D’avoir retrouvé ces lignes que j’avais complètement oubliées, me rend aujourd’hui heureux. C’est pour s’être appuyées sur cette philosophie, et j’oserais dire sur cette théologie, sur cette dimension sociale de la morale, à mon sens orthodoxe, que mes convictions nationales se sont toujours senties à l’aise dans ma foi religieuse.

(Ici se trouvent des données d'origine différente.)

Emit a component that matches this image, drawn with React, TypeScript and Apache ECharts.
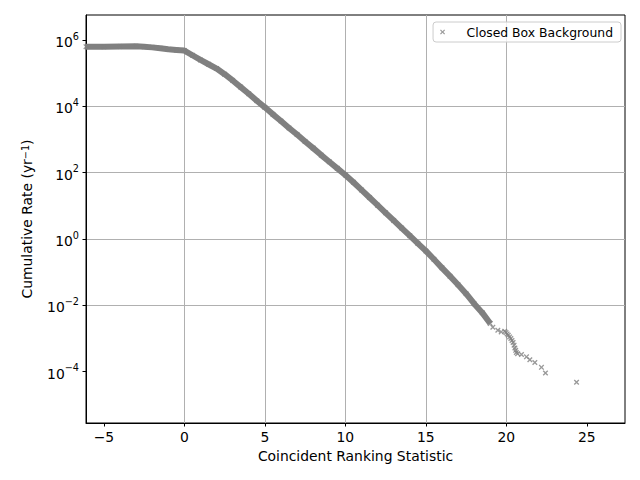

Accent de modernité, ai-je écrit plus haut, en cet article au Quartier latin. Le même accent, m’est-il défendu de le retrouver et même de plus forte résonance, sept ans plus tard, en un autre article paru dans Notre Temps (hebdomadaire de Montréal), le 21 juin 1947 ? Notre problème religieux, avec tout ce qu’il traîne de trouble, une jeunesse d’aujourd’hui qui ne doute de rien, surtout pas de soi-même, croit l’avoir découvert. Hélas, on en dissertait déjà, il y a plus de quinze ans ! Qui m’avait demandé cet article ? Le directeur du journal, mon ami Léopold Richer ? Peut-être… Tout ce que je sais, par sa correspondance, c’est qu’il en fut très content. On en parla dans les milieux de jeunesse catholique. Vais-je reproduire cet article au complet ? J’hésite. Mais je cède à ce que je crois en être la valeur documentaire, sinon même la vivante actualité.

Notre problème religieux

Notre problème religieux ! Problème d’adaptation, pourrait-on dire, comme de tous les problèmes des Canadiens français. Problème de tous les peuples jetés trop brusquement dans un internationalisme à l’échelle de la planisphère. Tout se mélange et ne peut éviter de se confronter : doctrines, philosophies, croyances ; et, ce qui est peut-être pis, mélange de toutes les mœurs. C’en est fait du mur de Chine et de bien d’autres. La foi du charbonnier ne suffit plus, si tant est qu’elle ait jamais suffi. Les croyants du vrai Dieu ne garderont eux-mêmes l’intégrité de leur foi que s’ils revisent leurs attitudes devant la question religieuse.